The last of our quartet, ‘All (Almost) on the Internet,’ is not about social media but the spread of freely available online information, in this case, high quality scientific information. This is on the bright side of the other big story in the world of media:

What is going to happen to print? The first article, ‘The Future of Reading’ looks at another interesting bright side: Many authors are finding that making their books available online helps them sell more print copies, not fewer. Online release triggers online discussion, and the discussion brings in more readers. But newspapers are struggling to cope with the world of online free news. One title, ‘Papers Try to Bridge Print, Web Revenue Gap,’ tells the story in a nutshell; the article describes some of the ways papers are trying to make online content pay.
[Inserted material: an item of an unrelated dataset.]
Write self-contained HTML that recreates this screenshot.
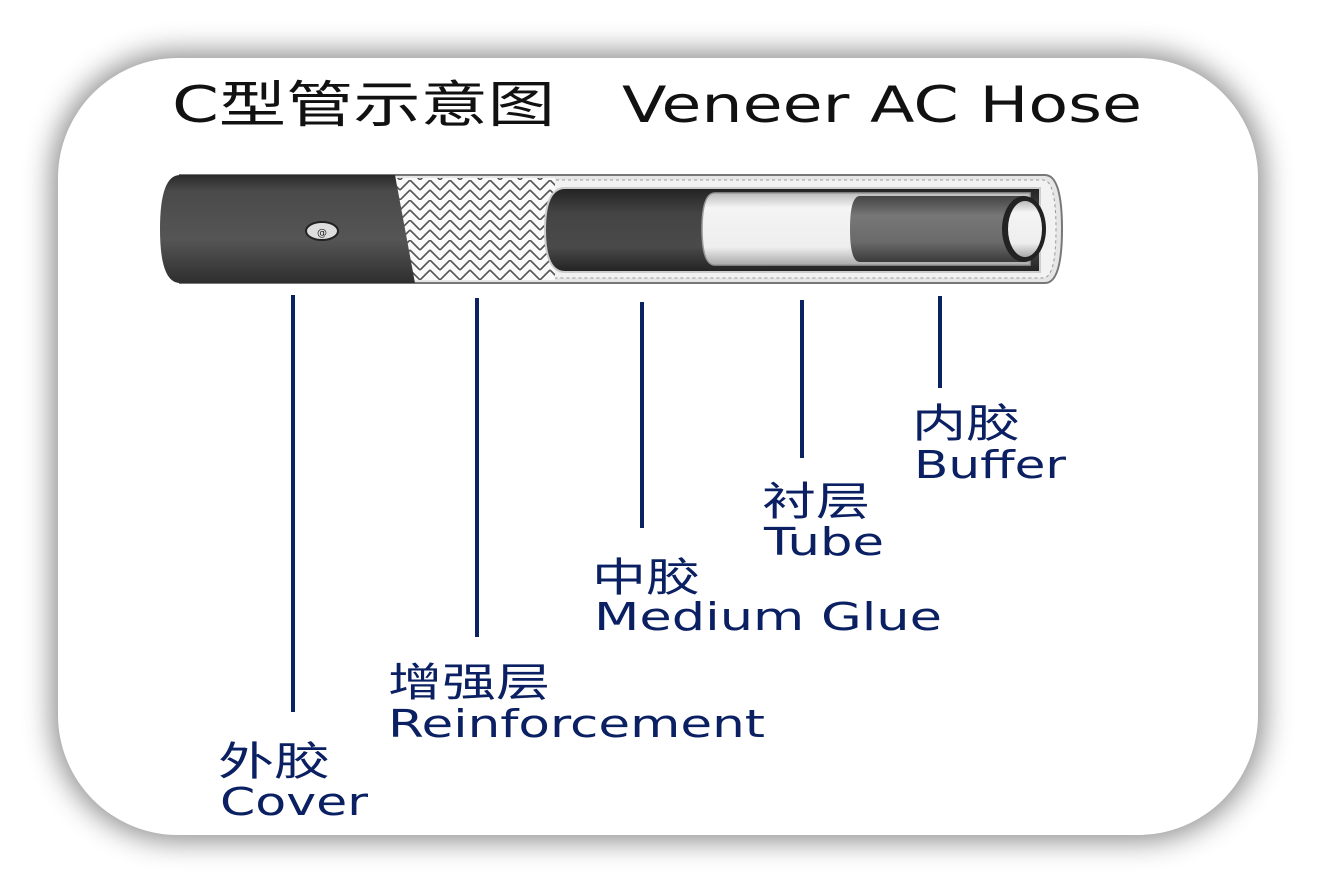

Another article also tells its story up front; ‘Internet Paid Content: Back to the Future?’ (Perhaps, says the author, but first the content providers need to learn what people are willing to pay for.)

It isn’t all social media and print. These are the themes dominating current discussion of new media, but other discussions are going on, and TecTrends Reporter looks in on them. ‘Web 2.0 and the Law,’ looks at the implications of Web 2.0 technology for law enforcement. Another article has a title too long to blog, but shows how application programming interfaces (APIs) can serve as a marketing tool to extend the reach of messages and product information.